[START INFORMATION PROVIDED]

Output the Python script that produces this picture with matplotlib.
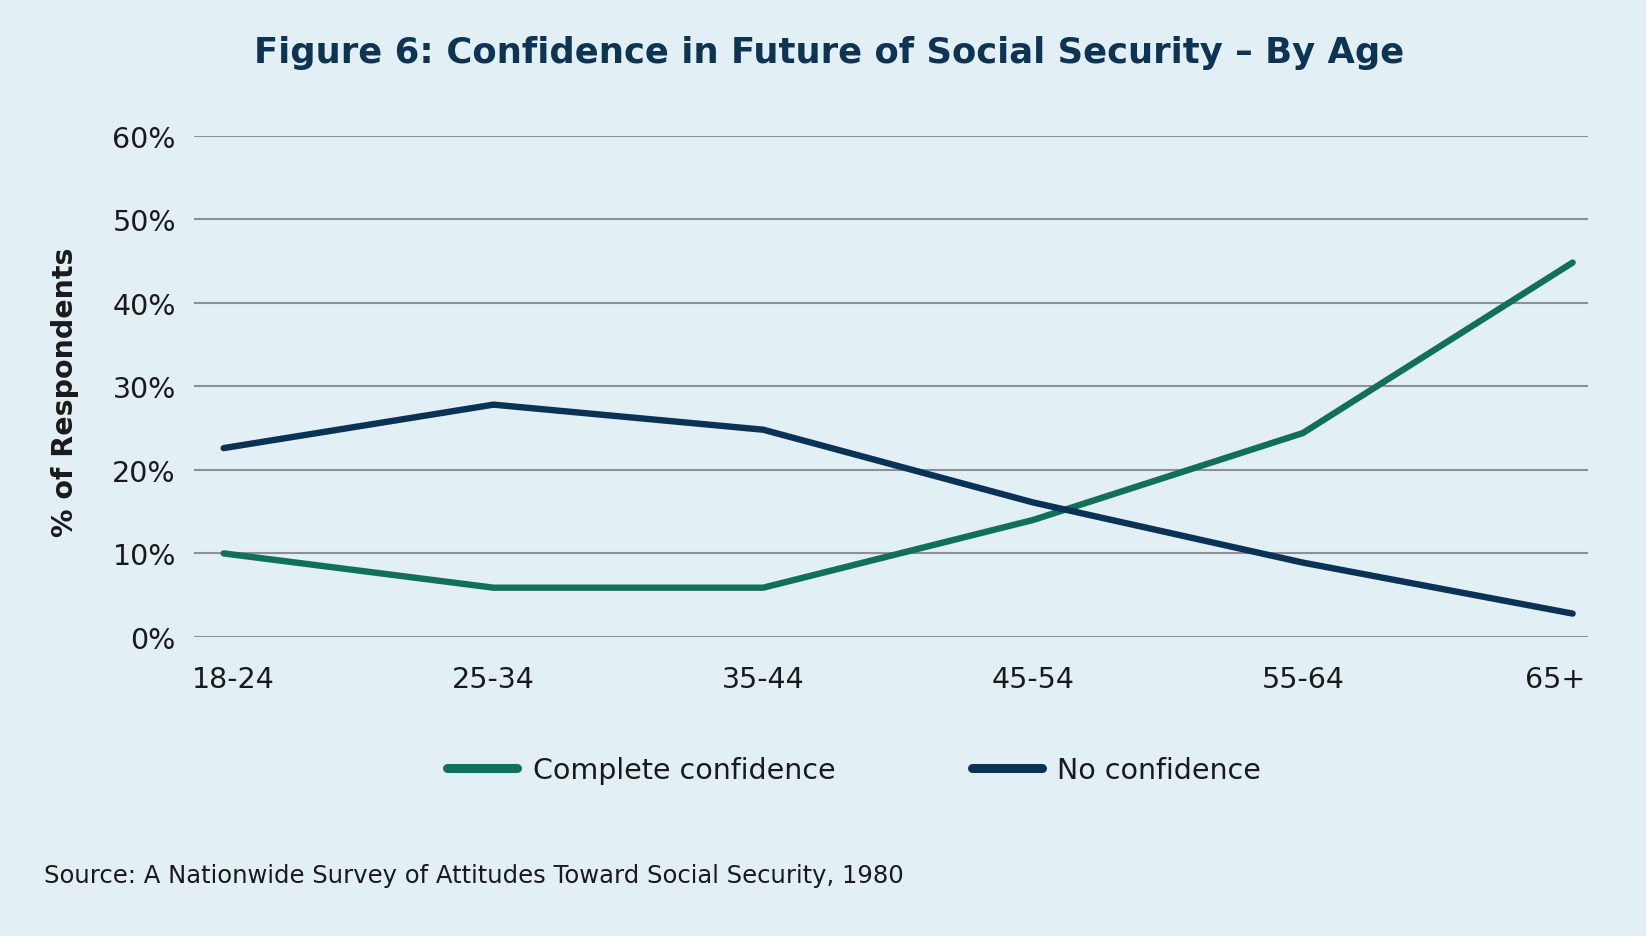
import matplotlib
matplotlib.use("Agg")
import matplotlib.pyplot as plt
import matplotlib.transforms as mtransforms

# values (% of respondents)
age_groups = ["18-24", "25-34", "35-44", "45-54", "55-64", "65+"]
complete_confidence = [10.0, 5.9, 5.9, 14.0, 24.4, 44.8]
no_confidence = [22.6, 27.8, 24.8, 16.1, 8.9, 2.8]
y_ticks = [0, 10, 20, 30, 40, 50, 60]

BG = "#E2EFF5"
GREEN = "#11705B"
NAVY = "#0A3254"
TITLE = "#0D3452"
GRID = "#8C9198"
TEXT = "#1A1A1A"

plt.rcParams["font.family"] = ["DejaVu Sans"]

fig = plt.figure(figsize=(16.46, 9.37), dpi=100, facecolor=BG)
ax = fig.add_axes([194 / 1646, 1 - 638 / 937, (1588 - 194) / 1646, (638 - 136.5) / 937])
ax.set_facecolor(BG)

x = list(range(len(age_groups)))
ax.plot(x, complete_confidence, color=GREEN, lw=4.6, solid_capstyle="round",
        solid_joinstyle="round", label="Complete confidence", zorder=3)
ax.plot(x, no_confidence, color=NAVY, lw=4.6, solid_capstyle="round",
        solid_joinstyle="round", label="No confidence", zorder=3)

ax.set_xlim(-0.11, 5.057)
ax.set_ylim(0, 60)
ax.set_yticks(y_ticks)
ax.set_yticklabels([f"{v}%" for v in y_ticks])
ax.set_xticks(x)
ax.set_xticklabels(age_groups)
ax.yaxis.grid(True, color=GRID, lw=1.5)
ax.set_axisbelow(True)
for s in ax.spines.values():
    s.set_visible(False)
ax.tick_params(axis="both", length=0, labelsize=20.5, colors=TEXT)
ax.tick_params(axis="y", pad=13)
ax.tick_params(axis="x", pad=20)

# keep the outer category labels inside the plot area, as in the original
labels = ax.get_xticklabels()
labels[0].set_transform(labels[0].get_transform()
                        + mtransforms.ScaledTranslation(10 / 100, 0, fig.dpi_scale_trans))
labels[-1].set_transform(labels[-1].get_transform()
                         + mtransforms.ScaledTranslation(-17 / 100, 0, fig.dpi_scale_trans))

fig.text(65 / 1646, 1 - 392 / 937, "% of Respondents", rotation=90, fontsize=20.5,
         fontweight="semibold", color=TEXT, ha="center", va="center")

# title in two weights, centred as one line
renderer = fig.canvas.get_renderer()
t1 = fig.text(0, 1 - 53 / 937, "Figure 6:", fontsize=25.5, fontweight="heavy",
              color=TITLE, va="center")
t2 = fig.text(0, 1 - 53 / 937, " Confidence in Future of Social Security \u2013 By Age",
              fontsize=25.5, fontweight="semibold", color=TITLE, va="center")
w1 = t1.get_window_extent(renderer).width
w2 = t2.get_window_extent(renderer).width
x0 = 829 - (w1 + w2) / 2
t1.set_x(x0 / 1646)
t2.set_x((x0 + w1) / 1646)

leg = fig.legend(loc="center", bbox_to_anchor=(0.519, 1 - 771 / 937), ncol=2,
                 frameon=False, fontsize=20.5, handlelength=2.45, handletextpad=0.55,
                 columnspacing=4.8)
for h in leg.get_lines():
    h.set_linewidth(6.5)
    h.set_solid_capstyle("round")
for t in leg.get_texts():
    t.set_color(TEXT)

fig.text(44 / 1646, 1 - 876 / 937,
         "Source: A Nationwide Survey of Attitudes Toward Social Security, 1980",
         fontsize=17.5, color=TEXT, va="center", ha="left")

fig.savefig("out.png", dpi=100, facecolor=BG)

[END INFORMATION PROVIDED]

> _INSTRUCTIONS FOR THE TASK_: Reproduce the material in its entirety and word for word, without the pictures.

> _THE RESPONSE_:
Output the Python script that produces this picture with matplotlib.
import matplotlib
matplotlib.use("Agg")
import matplotlib.pyplot as plt
import matplotlib.transforms as mtransforms

# values (% of respondents)
age_groups = ["18-24", "25-34", "35-44", "45-54", "55-64", "65+"]
complete_confidence = [10.0, 5.9, 5.9, 14.0, 24.4, 44.8]
no_confidence = [22.6, 27.8, 24.8, 16.1, 8.9, 2.8]
y_ticks = [0, 10, 20, 30, 40, 50, 60]

BG = "#E2EFF5"
GREEN = "#11705B"
NAVY = "#0A3254"
TITLE = "#0D3452"
GRID = "#8C9198"
TEXT = "#1A1A1A"

plt.rcParams["font.family"] = ["DejaVu Sans"]

fig = plt.figure(figsize=(16.46, 9.37), dpi=100, facecolor=BG)
ax = fig.add_axes([194 / 1646, 1 - 638 / 937, (1588 - 194) / 1646, (638 - 136.5) / 937])
ax.set_facecolor(BG)

x = list(range(len(age_groups)))
ax.plot(x, complete_confidence, color=GREEN, lw=4.6, solid_capstyle="round",
        solid_joinstyle="round", label="Complete confidence", zorder=3)
ax.plot(x, no_confidence, color=NAVY, lw=4.6, solid_capstyle="round",
        solid_joinstyle="round", label="No confidence", zorder=3)

ax.set_xlim(-0.11, 5.057)
ax.set_ylim(0, 60)
ax.set_yticks(y_ticks)
ax.set_yticklabels([f"{v}%" for v in y_ticks])
ax.set_xticks(x)
ax.set_xticklabels(age_groups)
ax.yaxis.grid(True, color=GRID, lw=1.5)
ax.set_axisbelow(True)
for s in ax.spines.values():
    s.set_visible(False)
ax.tick_params(axis="both", length=0, labelsize=20.5, colors=TEXT)
ax.tick_params(axis="y", pad=13)
ax.tick_params(axis="x", pad=20)

# keep the outer category labels inside the plot area, as in the original
labels = ax.get_xticklabels()
labels[0].set_transform(labels[0].get_transform()
                        + mtransforms.ScaledTranslation(10 / 100, 0, fig.dpi_scale_trans))
labels[-1].set_transform(labels[-1].get_transform()
                         + mtransforms.ScaledTranslation(-17 / 100, 0, fig.dpi_scale_trans))

fig.text(65 / 1646, 1 - 392 / 937, "% of Respondents", rotation=90, fontsize=20.5,
         fontweight="semibold", color=TEXT, ha="center", va="center")

# title in two weights, centred as one line
renderer = fig.canvas.get_renderer()
t1 = fig.text(0, 1 - 53 / 937, "Figure 6:", fontsize=25.5, fontweight="heavy",
              color=TITLE, va="center")
t2 = fig.text(0, 1 - 53 / 937, " Confidence in Future of Social Security \u2013 By Age",
              fontsize=25.5, fontweight="semibold", color=TITLE, va="center")
w1 = t1.get_window_extent(renderer).width
w2 = t2.get_window_extent(renderer).width
x0 = 829 - (w1 + w2) / 2
t1.set_x(x0 / 1646)
t2.set_x((x0 + w1) / 1646)

leg = fig.legend(loc="center", bbox_to_anchor=(0.519, 1 - 771 / 937), ncol=2,
                 frameon=False, fontsize=20.5, handlelength=2.45, handletextpad=0.55,
                 columnspacing=4.8)
for h in leg.get_lines():
    h.set_linewidth(6.5)
    h.set_solid_capstyle("round")
for t in leg.get_texts():
    t.set_color(TEXT)

fig.text(44 / 1646, 1 - 876 / 937,
         "Source: A Nationwide Survey of Attitudes Toward Social Security, 1980",
         fontsize=17.5, color=TEXT, va="center", ha="left")

fig.savefig("out.png", dpi=100, facecolor=BG)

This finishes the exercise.